Key Council Subcommittee Approves a More Affordable Innovation QNS
By Rebecca Baird-Remba November 17, 2022 5:16 pm
reprintsThe New York City Council’s zoning subcommittee unanimously greenlit Innovation QNS Thursday morning, pushing Queens’ largest new development in decades through the final piece of the land use process and adding in a little more than 300 new affordable units.
The sprawling five-block project would turn a swath of industrial Astoria into a 2.7-million-square-foot mixed-use project with a few thousand apartments, retail, offices and community space.
But the project almost went off the rails after local Coucilmember Julie Won came out against it, arguing that developers Kaufman Astoria Studios, Silverstein Properties and Bedrock Real Estate Partners didn’t include enough affordable apartments in the project.
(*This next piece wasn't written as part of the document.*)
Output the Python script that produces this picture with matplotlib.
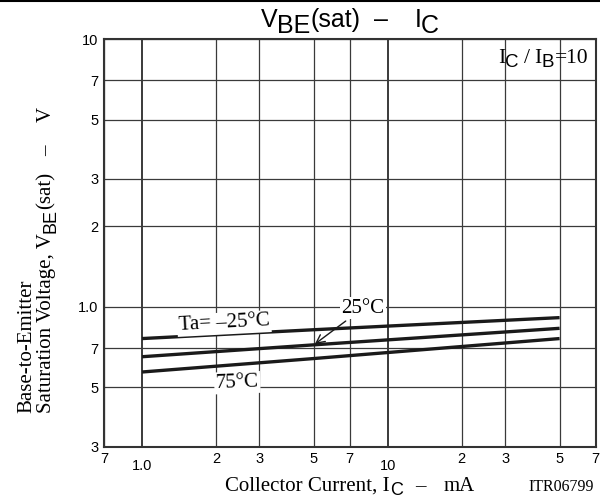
import matplotlib
matplotlib.use("Agg")
import matplotlib.pyplot as plt
from matplotlib.ticker import FixedLocator, FixedFormatter, NullFormatter
from matplotlib.transforms import Affine2D

# collector current (mA) and V_BE(sat) (V)
ic = [1.0, 5.0, 50.0]
vbe_m25 = [0.76, 0.82, 0.91]
vbe_25 = [0.65, 0.72, 0.83]
vbe_75 = [0.57, 0.64, 0.76]

x_major = [1.0, 10.0]
x_major_labels = ["1.0", "10"]
x_minor = [0.7, 2, 3, 5, 7, 20, 30, 50, 70]
x_minor_labels = ["7", "2", "3", "5", "7", "2", "3", "5", "7"]
y_ticks = [0.3, 0.5, 0.7, 1.0, 2, 3, 5, 7, 10]
y_labels = ["3", "5", "7", "1.0", "2", "3", "5", "7", "10"]

serif = "Liberation Serif"
sans = "Liberation Sans"


def rich_text(fig, x, y, segs, rotation=0, ha="center"):
    """Lay out text pieces along a baseline. segs: (text, family, size, drop_px)
    or a number meaning a gap in pixels."""
    r = fig.canvas.get_renderer()
    widths = []
    for s in segs:
        if isinstance(s, (int, float)):
            widths.append(s)
            continue
        t = fig.text(0, 0, s[0], family=s[1], fontsize=s[2])
        widths.append(t.get_window_extent(r).width)
        t.remove()
    total = sum(widths)
    pos = {"left": 0, "center": -total / 2, "right": -total}[ha]
    for s, w in zip(segs, widths):
        if not isinstance(s, (int, float)):
            text, fam, size, drop = s
            off = (pos, -drop) if rotation == 0 else (drop, pos)
            tr = fig.transFigure + Affine2D().translate(*off)
            fig.text(x, y, text, family=fam, fontsize=size, rotation=rotation,
                     rotation_mode="anchor", ha="left", va="baseline",
                     transform=tr)
        pos += w


fig = plt.figure(figsize=(6.0, 4.99), dpi=100)
ax = fig.add_axes([0.1733, 0.105, 0.8192, 0.8168])
ax.set_xscale("log")
ax.set_yscale("log")
ax.set_xlim(0.7, 70)
ax.set_ylim(0.3, 10)

ax.xaxis.set_major_locator(FixedLocator(x_major))
ax.xaxis.set_major_formatter(FixedFormatter(x_major_labels))
ax.xaxis.set_minor_locator(FixedLocator(x_minor))
ax.xaxis.set_minor_formatter(FixedFormatter(x_minor_labels))
ax.yaxis.set_major_locator(FixedLocator(y_ticks))
ax.yaxis.set_major_formatter(FixedFormatter(y_labels))
ax.yaxis.set_minor_formatter(NullFormatter())
ax.yaxis.set_minor_locator(FixedLocator([]))

ax.tick_params(axis="x", which="major", length=0, pad=9, labelsize=10.5)
ax.tick_params(axis="x", which="minor", length=0, pad=4, labelsize=10.5)
ax.tick_params(axis="y", which="major", length=0, pad=4, labelsize=10.5)
for lab in ax.get_xticklabels(which="both") + ax.get_yticklabels():
    lab.set_fontfamily(sans)

grid_col = "#3a3a3a"
ax.grid(True, which="major", axis="x", color=grid_col, lw=1.4)
ax.grid(True, which="minor", axis="x", color=grid_col, lw=0.9)
ax.grid(True, which="major", axis="y", color=grid_col, lw=0.9)
for s in ax.spines.values():
    s.set_linewidth(1.5)
    s.set_color("#333333")

for v in (vbe_m25, vbe_25, vbe_75):
    ax.plot(ic, v, color="#1a1a1a", lw=2.4, solid_capstyle="butt", zorder=3)

box = dict(facecolor="white", edgecolor="none", pad=1)
ax.text(2.16, 0.865, "Ta= –25°C", family=serif, fontsize=15, rotation=3,
        ha="center", va="center", bbox=box, zorder=4)
ax.text(2.44, 0.52, "75°C", family=serif, fontsize=15, rotation=2,
        ha="center", va="center", bbox=box, zorder=4)
ax.annotate("25°C", xy=(5.05, 0.725), xytext=(7.9, 0.985), family=serif,
            fontsize=15, ha="center", va="center", bbox=box, zorder=4,
            arrowprops=dict(arrowstyle="->", color="#1a1a1a", lw=1.0,
                            shrinkA=2, shrinkB=0))

rich_text(fig, 0.98, 0.874,
          [("I", serif, 15.5, 0), ("C", sans, 13.5, 4), 5, ("/", serif, 15.5, 0),
           5, ("I", serif, 15.5, 0), ("B", sans, 13.5, 4), ("=10", serif, 15.5, 0)],
          ha="right")

rich_text(fig, 0.583, 0.946,
          [("V", sans, 18, 0), ("BE", sans, 18, 6), ("(sat)", sans, 18, 0), 14,
           ("–", sans, 18, 0), 26, ("I", sans, 18, 0), ("C", sans, 18, 6)])
rich_text(fig, 0.583, 0.016,
          [("Collector Current, I", serif, 15, 0), ("C", sans, 13, 4), 12,
           ("–", serif, 15, 0), 18, ("mA", serif, 15, 0)])
fig.text(0.935, 0.016, "ITR06799", family=serif, fontsize=11.5,
         ha="center", va="baseline")

fig.text(0.052, 0.172, "Base-to-Emitter", family=serif, fontsize=15,
         rotation=90, rotation_mode="anchor", ha="left", va="baseline")
rich_text(fig, 0.085, 0.172,
          [("Saturation Voltage, V", serif, 15, 0), ("BE", sans, 13, 4),
           ("(sat)", serif, 15, 0), 16, ("–", serif, 15, 0), 24,
           ("V", serif, 15, 0)], rotation=90, ha="left")

# page border line across the top
fig.add_artist(plt.Line2D([0, 1], [0.998, 0.998], color="black", lw=1.5,
                          transform=fig.transFigure))

fig.savefig("out.png", dpi=100)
After Thursday’s vote, Won said that the project would have 1,436 permanently affordable units, an increase from the 1,100 the developers agreed to in August. That includes 500 apartments to be rented at 30 percent of the area median income, or $40,000 for a family of four, and 157 units for the formerly homeless.
The overall number of apartments in the project has also risen, from 2,800 to 3,200, according to Council Speaker Adrienne Adams’ office. The new totals also increase the percentage of affordable units slightly, from 40 percent to 44 percent.
“This vote is only a preliminary approval of this project,” said Won. “We’ve been negotiating daily to secure unprecedented levels of affordability for my immigrant and working-class community. I am diligently finalizing negotiations for commitments from the developer and the mayoral administration.”
Ultimately, the $2 billion project still has to be approved by the council’s land use committee and the full City Council in order to move forward. The council is the final step in the nine-month-long rezoning process, which also includes a recommendation from the borough president. Other members usually follow the lead of the local councilemember on their votes, but that’s not always the case.
Queens Borough President Donovan Richards had initially opposed the mega-project, but did an about-face when the city’s Department of Housing Preservation and Development told him it would finance 15 percent of the affordable housing. He has clashed with Won over the project, along with several other western Queens politicians who oppose it.
Rep. Alexandria Ocasio-Cortez, whose district ends a few blocks from the site, agrees with Won, releasing a statement Wednesday night that any large new development in the district should be “majority affordable.”
“The vast majority of Innovation QNS units will be at a luxury rate, and the developer has only agreed that 25 percent of units will be permanently affordable — far below the 50 percent of Astoria residents whose incomes fall below affordability guidelines,” she said in a statement. “Promises of a 40 percent affordability rate rely on the city subsidizing 15 percent of those units, to which the city has yet to agree.”
A spokesperson for the developers didn’t immediately return a request for comment.